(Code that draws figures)
#####
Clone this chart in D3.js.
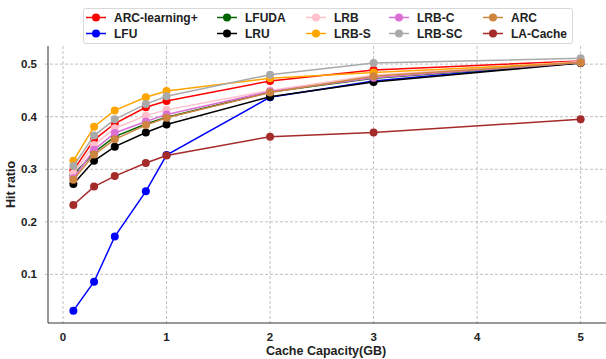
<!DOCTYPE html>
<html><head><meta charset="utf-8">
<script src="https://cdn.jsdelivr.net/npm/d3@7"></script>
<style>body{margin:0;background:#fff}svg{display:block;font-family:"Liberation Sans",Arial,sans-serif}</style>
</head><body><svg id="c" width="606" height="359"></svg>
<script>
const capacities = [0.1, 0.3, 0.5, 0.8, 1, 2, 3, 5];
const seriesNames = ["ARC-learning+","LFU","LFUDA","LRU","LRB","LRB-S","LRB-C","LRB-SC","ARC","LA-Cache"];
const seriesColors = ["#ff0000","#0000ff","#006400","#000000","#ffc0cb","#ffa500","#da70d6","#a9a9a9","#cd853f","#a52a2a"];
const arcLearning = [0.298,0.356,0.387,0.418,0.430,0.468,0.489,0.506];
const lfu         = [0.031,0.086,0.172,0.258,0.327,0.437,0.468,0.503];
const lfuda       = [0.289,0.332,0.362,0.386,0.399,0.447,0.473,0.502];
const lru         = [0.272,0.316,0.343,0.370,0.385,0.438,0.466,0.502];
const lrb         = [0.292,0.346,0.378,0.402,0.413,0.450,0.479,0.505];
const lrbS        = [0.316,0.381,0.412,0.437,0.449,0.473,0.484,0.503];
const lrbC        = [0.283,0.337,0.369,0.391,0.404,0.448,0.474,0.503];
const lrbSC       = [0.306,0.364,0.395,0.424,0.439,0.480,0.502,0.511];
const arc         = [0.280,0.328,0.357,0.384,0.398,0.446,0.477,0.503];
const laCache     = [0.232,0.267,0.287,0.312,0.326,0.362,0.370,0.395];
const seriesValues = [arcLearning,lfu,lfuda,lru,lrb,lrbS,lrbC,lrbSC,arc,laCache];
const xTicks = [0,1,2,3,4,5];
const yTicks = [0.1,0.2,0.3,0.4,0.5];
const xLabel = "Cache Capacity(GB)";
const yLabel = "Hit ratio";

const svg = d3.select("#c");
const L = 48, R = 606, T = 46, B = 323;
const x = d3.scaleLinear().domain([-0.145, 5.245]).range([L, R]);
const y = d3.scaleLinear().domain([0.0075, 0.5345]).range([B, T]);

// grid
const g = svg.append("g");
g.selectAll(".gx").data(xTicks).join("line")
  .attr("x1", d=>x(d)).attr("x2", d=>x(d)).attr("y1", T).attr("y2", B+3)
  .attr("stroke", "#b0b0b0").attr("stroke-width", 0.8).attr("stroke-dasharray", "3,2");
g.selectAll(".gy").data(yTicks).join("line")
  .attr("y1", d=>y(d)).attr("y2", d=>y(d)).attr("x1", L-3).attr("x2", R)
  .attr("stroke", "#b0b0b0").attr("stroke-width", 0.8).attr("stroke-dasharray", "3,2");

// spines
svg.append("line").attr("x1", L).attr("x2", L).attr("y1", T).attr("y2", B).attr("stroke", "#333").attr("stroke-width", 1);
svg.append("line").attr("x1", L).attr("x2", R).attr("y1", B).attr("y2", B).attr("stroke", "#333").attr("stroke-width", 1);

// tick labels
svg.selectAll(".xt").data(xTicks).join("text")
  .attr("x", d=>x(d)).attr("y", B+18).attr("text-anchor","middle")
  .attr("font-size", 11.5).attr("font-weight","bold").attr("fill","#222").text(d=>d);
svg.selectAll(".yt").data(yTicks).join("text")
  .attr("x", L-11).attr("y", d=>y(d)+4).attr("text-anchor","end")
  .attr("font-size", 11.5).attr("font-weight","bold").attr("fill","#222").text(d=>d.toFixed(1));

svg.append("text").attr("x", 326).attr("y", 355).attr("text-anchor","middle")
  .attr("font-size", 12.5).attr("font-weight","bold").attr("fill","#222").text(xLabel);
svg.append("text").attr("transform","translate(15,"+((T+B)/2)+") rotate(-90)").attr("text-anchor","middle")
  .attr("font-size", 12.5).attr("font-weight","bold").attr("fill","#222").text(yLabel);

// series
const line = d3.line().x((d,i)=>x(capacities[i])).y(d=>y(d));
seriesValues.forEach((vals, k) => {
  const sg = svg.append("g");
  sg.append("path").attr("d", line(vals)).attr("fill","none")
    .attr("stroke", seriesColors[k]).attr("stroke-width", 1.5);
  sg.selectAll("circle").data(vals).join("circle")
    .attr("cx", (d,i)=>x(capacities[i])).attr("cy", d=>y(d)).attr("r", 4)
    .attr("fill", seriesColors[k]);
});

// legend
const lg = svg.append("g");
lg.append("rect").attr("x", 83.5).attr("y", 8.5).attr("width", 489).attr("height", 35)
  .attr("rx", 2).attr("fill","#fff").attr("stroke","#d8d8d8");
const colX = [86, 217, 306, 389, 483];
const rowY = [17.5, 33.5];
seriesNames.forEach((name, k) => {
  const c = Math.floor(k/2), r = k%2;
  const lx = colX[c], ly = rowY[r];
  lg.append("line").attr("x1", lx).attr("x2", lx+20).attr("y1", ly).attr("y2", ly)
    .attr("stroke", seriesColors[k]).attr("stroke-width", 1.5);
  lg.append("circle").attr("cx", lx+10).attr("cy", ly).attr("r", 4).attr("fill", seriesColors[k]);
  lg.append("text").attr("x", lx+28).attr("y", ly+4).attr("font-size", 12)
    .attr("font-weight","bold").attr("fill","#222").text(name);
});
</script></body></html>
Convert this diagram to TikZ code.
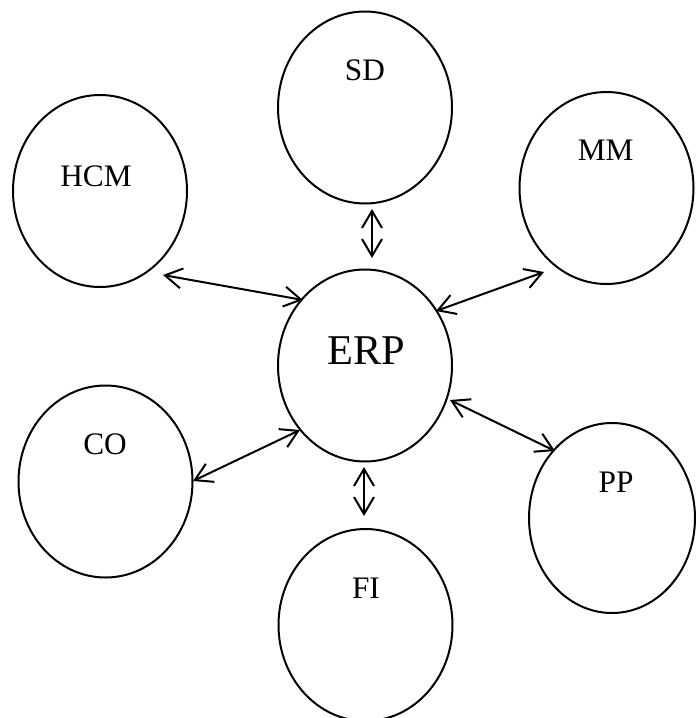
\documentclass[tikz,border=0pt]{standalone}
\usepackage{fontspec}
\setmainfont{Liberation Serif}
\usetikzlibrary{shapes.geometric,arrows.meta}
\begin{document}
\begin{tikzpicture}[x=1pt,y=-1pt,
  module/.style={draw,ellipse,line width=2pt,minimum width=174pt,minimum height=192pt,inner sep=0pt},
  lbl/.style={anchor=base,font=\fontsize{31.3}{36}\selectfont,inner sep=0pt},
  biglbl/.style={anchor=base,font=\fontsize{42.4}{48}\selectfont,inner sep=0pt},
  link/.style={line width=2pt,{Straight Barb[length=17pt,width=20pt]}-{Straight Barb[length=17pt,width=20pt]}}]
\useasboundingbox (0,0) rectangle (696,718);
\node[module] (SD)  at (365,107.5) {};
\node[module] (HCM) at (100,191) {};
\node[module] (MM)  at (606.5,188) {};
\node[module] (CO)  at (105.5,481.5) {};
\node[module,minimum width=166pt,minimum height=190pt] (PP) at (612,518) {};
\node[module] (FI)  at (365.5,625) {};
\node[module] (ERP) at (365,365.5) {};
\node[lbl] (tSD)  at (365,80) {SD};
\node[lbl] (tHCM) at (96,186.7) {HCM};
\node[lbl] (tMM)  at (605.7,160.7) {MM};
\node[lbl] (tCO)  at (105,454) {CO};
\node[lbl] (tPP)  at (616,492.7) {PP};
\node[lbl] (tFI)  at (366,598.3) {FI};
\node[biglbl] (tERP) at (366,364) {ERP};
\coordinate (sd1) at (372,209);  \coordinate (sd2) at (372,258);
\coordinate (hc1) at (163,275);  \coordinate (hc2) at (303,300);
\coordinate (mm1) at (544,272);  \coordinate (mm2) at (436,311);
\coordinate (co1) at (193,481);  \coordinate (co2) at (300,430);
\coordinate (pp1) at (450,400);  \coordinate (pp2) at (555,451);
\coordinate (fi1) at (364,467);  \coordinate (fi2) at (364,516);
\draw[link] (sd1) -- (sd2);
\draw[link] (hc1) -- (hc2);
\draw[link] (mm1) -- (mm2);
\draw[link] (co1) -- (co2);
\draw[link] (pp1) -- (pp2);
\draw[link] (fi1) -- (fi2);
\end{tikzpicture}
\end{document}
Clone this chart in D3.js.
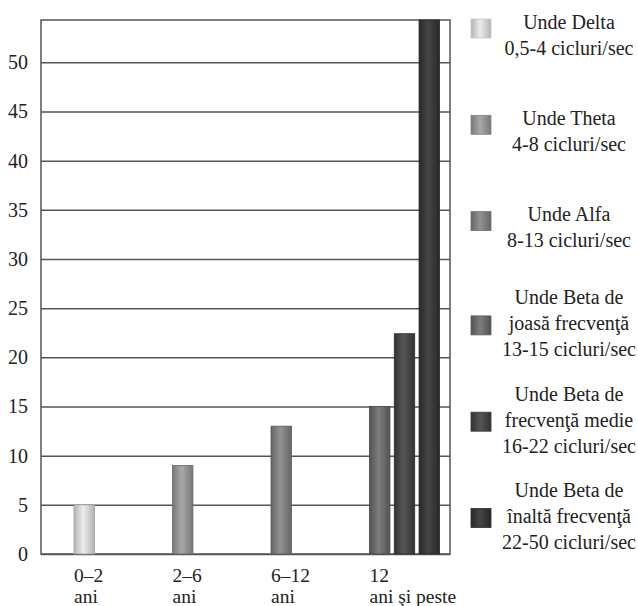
#####
TASK DESCRIPTION
Set down the material above as is, without any pictures.

EXERCISE ANSWER
Clone this chart in D3.js.
<!DOCTYPE html>
<html><head><meta charset="utf-8">
<script src="https://cdn.jsdelivr.net/npm/d3@7"></script>
<style>body{margin:0;background:#fff}svg{display:block;font-family:"Liberation Sans",Arial,sans-serif}</style>
</head><body><svg id="c" width="606" height="359"></svg>
<script>
const capacities = [0.1, 0.3, 0.5, 0.8, 1, 2, 3, 5];
const seriesNames = ["ARC-learning+","LFU","LFUDA","LRU","LRB","LRB-S","LRB-C","LRB-SC","ARC","LA-Cache"];
const seriesColors = ["#ff0000","#0000ff","#006400","#000000","#ffc0cb","#ffa500","#da70d6","#a9a9a9","#cd853f","#a52a2a"];
const arcLearning = [0.298,0.356,0.387,0.418,0.430,0.468,0.489,0.506];
const lfu         = [0.031,0.086,0.172,0.258,0.327,0.437,0.468,0.503];
const lfuda       = [0.289,0.332,0.362,0.386,0.399,0.447,0.473,0.502];
const lru         = [0.272,0.316,0.343,0.370,0.385,0.438,0.466,0.502];
const lrb         = [0.292,0.346,0.378,0.402,0.413,0.450,0.479,0.505];
const lrbS        = [0.316,0.381,0.412,0.437,0.449,0.473,0.484,0.503];
const lrbC        = [0.283,0.337,0.369,0.391,0.404,0.448,0.474,0.503];
const lrbSC       = [0.306,0.364,0.395,0.424,0.439,0.480,0.502,0.511];
const arc         = [0.280,0.328,0.357,0.384,0.398,0.446,0.477,0.503];
const laCache     = [0.232,0.267,0.287,0.312,0.326,0.362,0.370,0.395];
const seriesValues = [arcLearning,lfu,lfuda,lru,lrb,lrbS,lrbC,lrbSC,arc,laCache];
const xTicks = [0,1,2,3,4,5];
const yTicks = [0.1,0.2,0.3,0.4,0.5];
const xLabel = "Cache Capacity(GB)";
const yLabel = "Hit ratio";

const svg = d3.select("#c");
const L = 48, R = 606, T = 46, B = 323;
const x = d3.scaleLinear().domain([-0.145, 5.245]).range([L, R]);
const y = d3.scaleLinear().domain([0.0075, 0.5345]).range([B, T]);

// grid
const g = svg.append("g");
g.selectAll(".gx").data(xTicks).join("line")
  .attr("x1", d=>x(d)).attr("x2", d=>x(d)).attr("y1", T).attr("y2", B+3)
  .attr("stroke", "#b0b0b0").attr("stroke-width", 0.8).attr("stroke-dasharray", "3,2");
g.selectAll(".gy").data(yTicks).join("line")
  .attr("y1", d=>y(d)).attr("y2", d=>y(d)).attr("x1", L-3).attr("x2", R)
  .attr("stroke", "#b0b0b0").attr("stroke-width", 0.8).attr("stroke-dasharray", "3,2");

// spines
svg.append("line").attr("x1", L).attr("x2", L).attr("y1", T).attr("y2", B).attr("stroke", "#333").attr("stroke-width", 1);
svg.append("line").attr("x1", L).attr("x2", R).attr("y1", B).attr("y2", B).attr("stroke", "#333").attr("stroke-width", 1);

// tick labels
svg.selectAll(".xt").data(xTicks).join("text")
  .attr("x", d=>x(d)).attr("y", B+18).attr("text-anchor","middle")
  .attr("font-size", 11.5).attr("font-weight","bold").attr("fill","#222").text(d=>d);
svg.selectAll(".yt").data(yTicks).join("text")
  .attr("x", L-11).attr("y", d=>y(d)+4).attr("text-anchor","end")
  .attr("font-size", 11.5).attr("font-weight","bold").attr("fill","#222").text(d=>d.toFixed(1));

svg.append("text").attr("x", 326).attr("y", 355).attr("text-anchor","middle")
  .attr("font-size", 12.5).attr("font-weight","bold").attr("fill","#222").text(xLabel);
svg.append("text").attr("transform","translate(15,"+((T+B)/2)+") rotate(-90)").attr("text-anchor","middle")
  .attr("font-size", 12.5).attr("font-weight","bold").attr("fill","#222").text(yLabel);

// series
const line = d3.line().x((d,i)=>x(capacities[i])).y(d=>y(d));
seriesValues.forEach((vals, k) => {
  const sg = svg.append("g");
  sg.append("path").attr("d", line(vals)).attr("fill","none")
    .attr("stroke", seriesColors[k]).attr("stroke-width", 1.5);
  sg.selectAll("circle").data(vals).join("circle")
    .attr("cx", (d,i)=>x(capacities[i])).attr("cy", d=>y(d)).attr("r", 4)
    .attr("fill", seriesColors[k]);
});

// legend
const lg = svg.append("g");
lg.append("rect").attr("x", 83.5).attr("y", 8.5).attr("width", 489).attr("height", 35)
  .attr("rx", 2).attr("fill","#fff").attr("stroke","#d8d8d8");
const colX = [86, 217, 306, 389, 483];
const rowY = [17.5, 33.5];
seriesNames.forEach((name, k) => {
  const c = Math.floor(k/2), r = k%2;
  const lx = colX[c], ly = rowY[r];
  lg.append("line").attr("x1", lx).attr("x2", lx+20).attr("y1", ly).attr("y2", ly)
    .attr("stroke", seriesColors[k]).attr("stroke-width", 1.5);
  lg.append("circle").attr("cx", lx+10).attr("cy", ly).attr("r", 4).attr("fill", seriesColors[k]);
  lg.append("text").attr("x", lx+28).attr("y", ly+4).attr("font-size", 12)
    .attr("font-weight","bold").attr("fill","#222").text(name);
});
</script></body></html>
Convert this diagram to TikZ code.
\documentclass[tikz,border=0pt]{standalone}
\usepackage{fontspec}
\setmainfont{Liberation Serif}
\usetikzlibrary{shapes.geometric,arrows.meta}
\begin{document}
\begin{tikzpicture}[x=1pt,y=-1pt,
  module/.style={draw,ellipse,line width=2pt,minimum width=174pt,minimum height=192pt,inner sep=0pt},
  lbl/.style={anchor=base,font=\fontsize{31.3}{36}\selectfont,inner sep=0pt},
  biglbl/.style={anchor=base,font=\fontsize{42.4}{48}\selectfont,inner sep=0pt},
  link/.style={line width=2pt,{Straight Barb[length=17pt,width=20pt]}-{Straight Barb[length=17pt,width=20pt]}}]
\useasboundingbox (0,0) rectangle (696,718);
\node[module] (SD)  at (365,107.5) {};
\node[module] (HCM) at (100,191) {};
\node[module] (MM)  at (606.5,188) {};
\node[module] (CO)  at (105.5,481.5) {};
\node[module,minimum width=166pt,minimum height=190pt] (PP) at (612,518) {};
\node[module] (FI)  at (365.5,625) {};
\node[module] (ERP) at (365,365.5) {};
\node[lbl] (tSD)  at (365,80) {SD};
\node[lbl] (tHCM) at (96,186.7) {HCM};
\node[lbl] (tMM)  at (605.7,160.7) {MM};
\node[lbl] (tCO)  at (105,454) {CO};
\node[lbl] (tPP)  at (616,492.7) {PP};
\node[lbl] (tFI)  at (366,598.3) {FI};
\node[biglbl] (tERP) at (366,364) {ERP};
\coordinate (sd1) at (372,209);  \coordinate (sd2) at (372,258);
\coordinate (hc1) at (163,275);  \coordinate (hc2) at (303,300);
\coordinate (mm1) at (544,272);  \coordinate (mm2) at (436,311);
\coordinate (co1) at (193,481);  \coordinate (co2) at (300,430);
\coordinate (pp1) at (450,400);  \coordinate (pp2) at (555,451);
\coordinate (fi1) at (364,467);  \coordinate (fi2) at (364,516);
\draw[link] (sd1) -- (sd2);
\draw[link] (hc1) -- (hc2);
\draw[link] (mm1) -- (mm2);
\draw[link] (co1) -- (co2);
\draw[link] (pp1) -- (pp2);
\draw[link] (fi1) -- (fi2);
\end{tikzpicture}
\end{document}
Clone this chart in D3.js.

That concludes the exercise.